System.out.println(add(12, 342));
System.out.println(add(-12, 342));
System.out.println(add(-12, -342));
System.out.println(add(Integer.MAX_VALUE, 1));
System.out.println(add(Integer.MIN_VALUE, -1));
System.out.println(add(Integer.MIN_VALUE, 1));

354
330
-354
-2147483648
2147483647
-2147483647

因为补码的性质，我们可以将int当作无符号的数来做相加，结果是正确的。代码中我们从低位开始相加，并判断有无进位，一直计算到最高位。

其中int的最大值加1之后，超过了int的上限，得到的数是和那个实际值关于2³²同模的值，也就是int的最小值-2³¹。

然后是乘法，乘法我们依旧可以把int当作无符号的数来计算，计算乘法的方法是，对其中一个数进行循环，然后当遇到1的时候，将另一个数王左移，然后就所有左移的结果加起来就是相乘的结果。由于我们已经实现了加法，所以这儿可以直接使用：

    public static int multiply(int a, int b) {
        int sum = 0;
        for (int i = 0; i < 32; i++) {
            int flag = 1 << i;

            if ((a & flag) == flag) {
                sum += b << i;
            }
//			System.out.println("sum " + sum);
        }
        return sum;

    }

System.out.println(multiply(11, 12));
System.out.println(multiply(-7, -26));
System.out.println(multiply(-5, 9));
System.out.println(multiply(0x10000, 0x10000));

132
182
-45
0

其中0x10000的平方是2³²次方，它超过了int的范围，，所以结果是int范围内，和2³²关于2³²同模的0。
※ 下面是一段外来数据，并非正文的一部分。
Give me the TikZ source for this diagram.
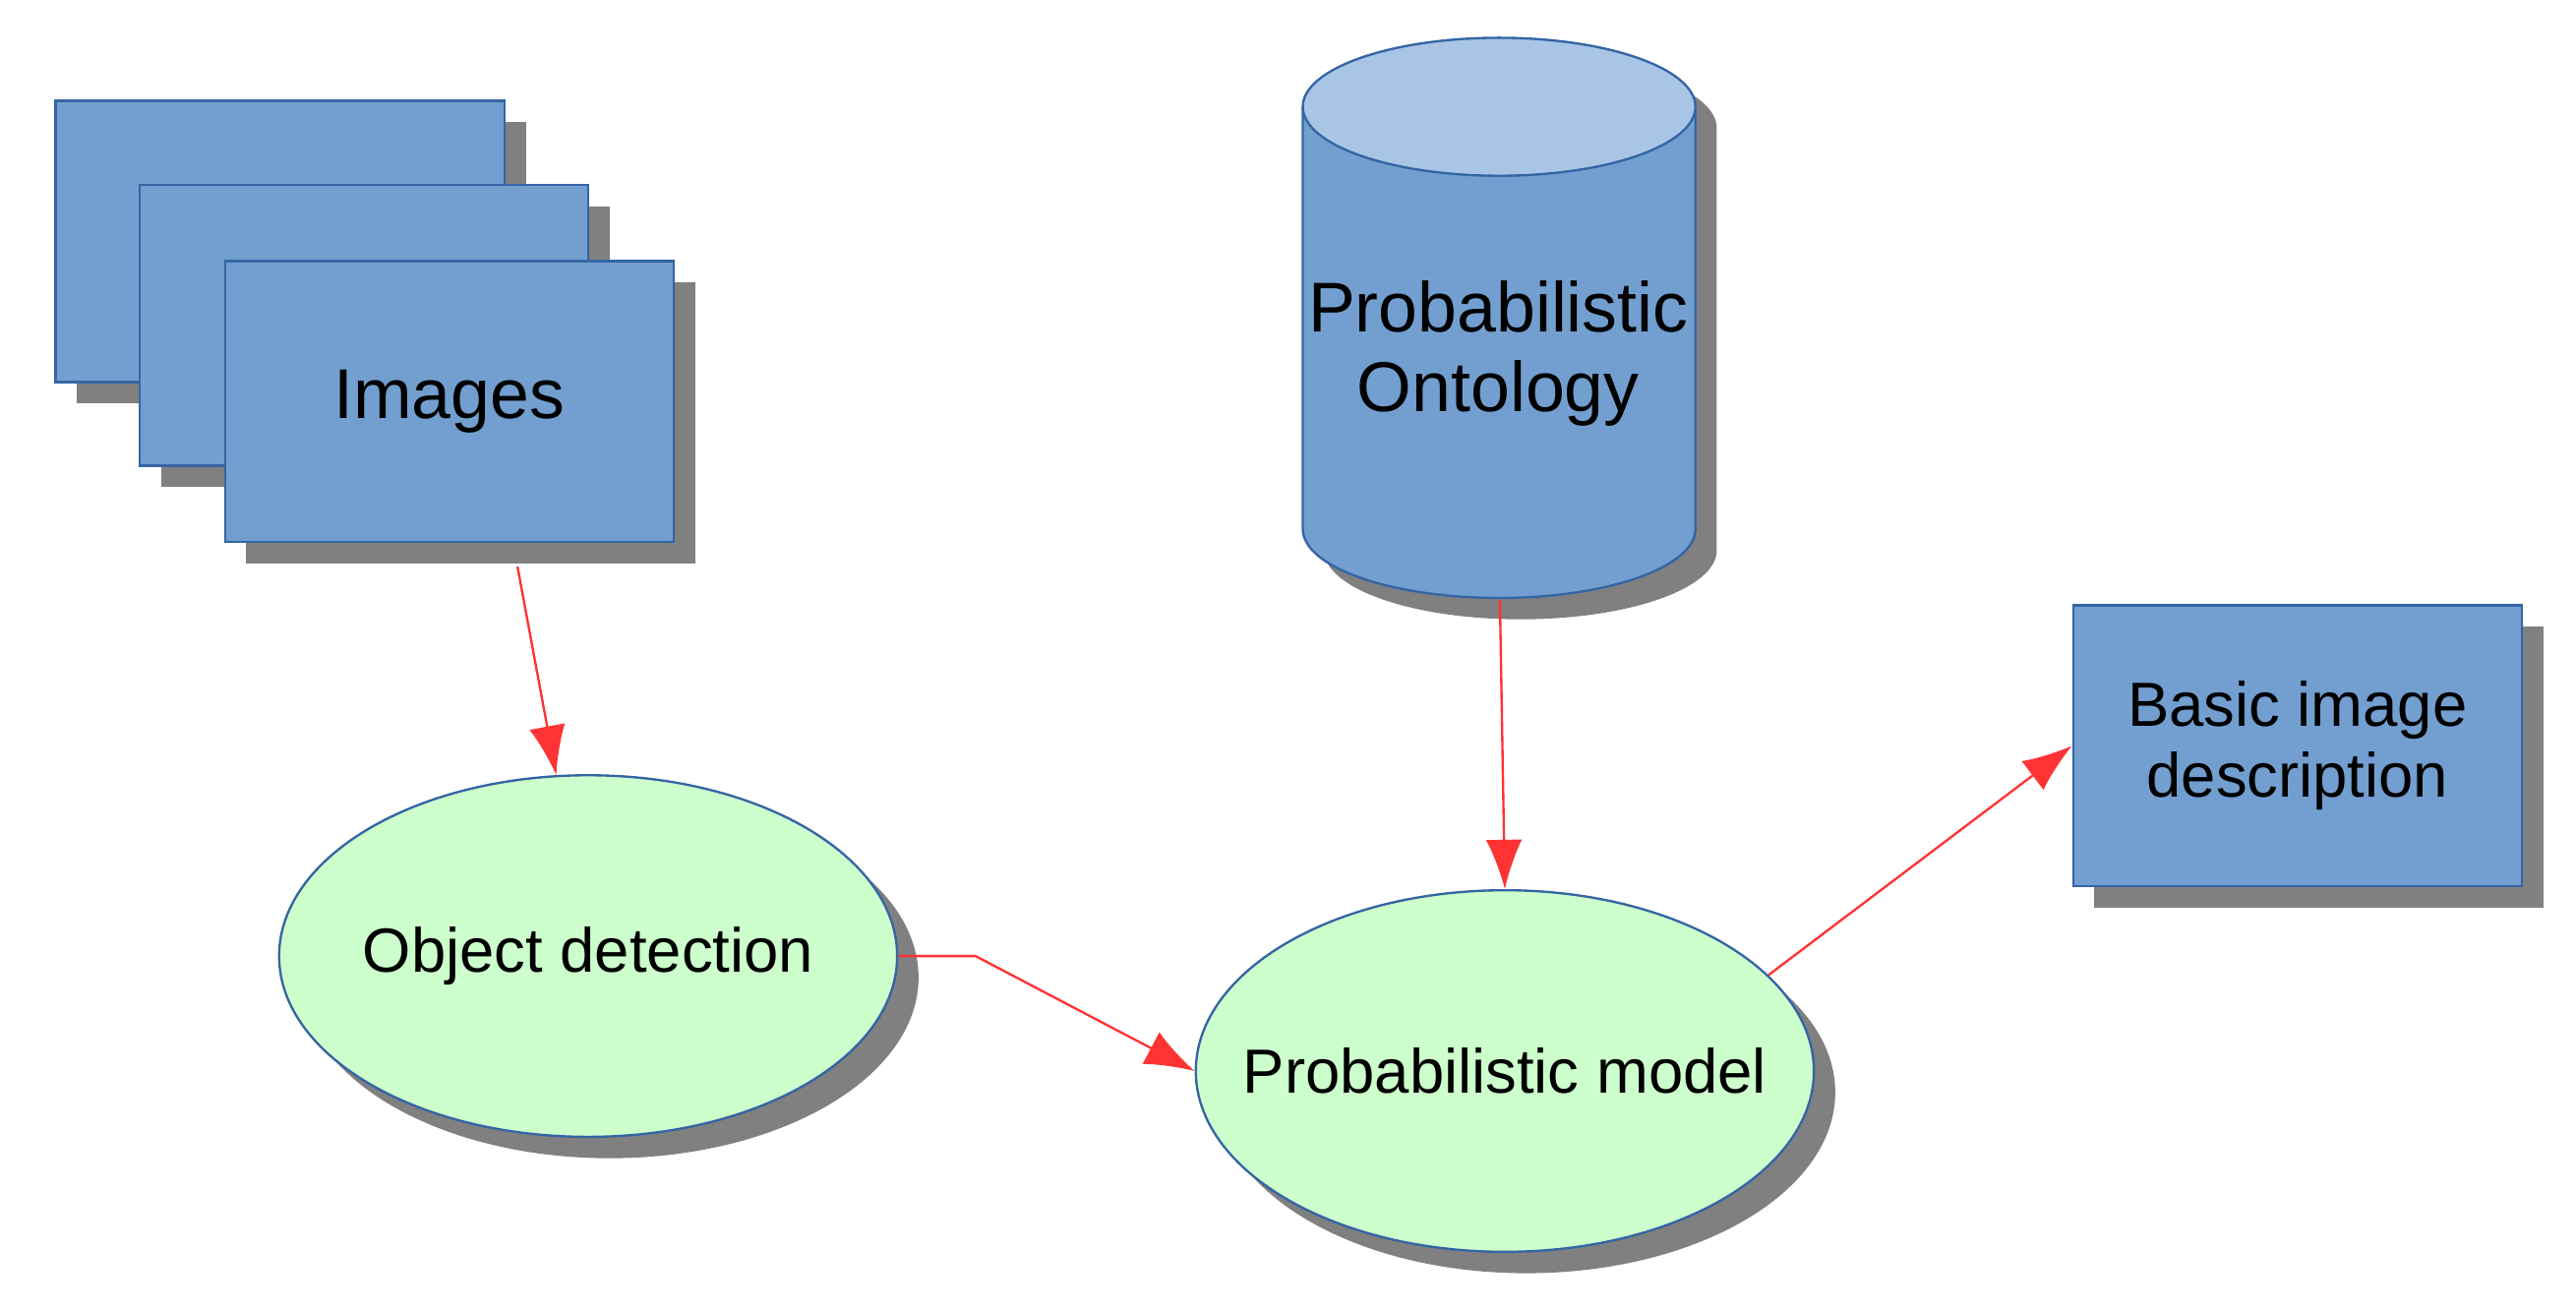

最后关于除法，由于我们已经能够计算相反数，所以我们可以只考虑正数之间的除法，计算除法的方法是，先算出两个数的最高位，然后对被除数王左移到与除数相同的位数，比较大小，如果除数大则在上上加上相应的数，一直循环到被除数不往右移的情况，然后得到最终的商，具体代码如下：

public static int divide(int a, int b) {
        if (b > a) {
            return 0;
        }
        //获取a的最高位
        int maxA = 0;
        for (int i = 0; i < 31; i++) {
            int flag = 1 << 31 - i;
            if ((a & flag) == flag) {
                maxA = 31 - i;
                break;
            }
        }

        //获取b的最高位
        int maxB = 0;
        for (int i = 0; i < 31; i++) {
            int flag = 1 << 31 - i;
            if ((b & flag) == flag) {
                maxB = 31 - i;
                break;
            }
        }
//        System.out.println("maxA " + maxA + " maxB " + maxB);
        int index = maxA - maxB;
        int sum = 0;
        for (int i = 0; i <= index; i++) {
            if (a > b << (index - i)) {
                sum += 1 << (index - i);
                a -= b << (index - i);
//                System.out.println("sum" + sum);
            }
        }
        return sum;
    }
    
    
System.out.println(divide(100, 3));
System.out.println(divide(32424, 200));
System.out.println(divide(239, 13));

33
162
18

以上代码使用了大小比较，而大小比较可以通过把两个数相减判断结果的正负方式很简单的实现，所以不在赘述。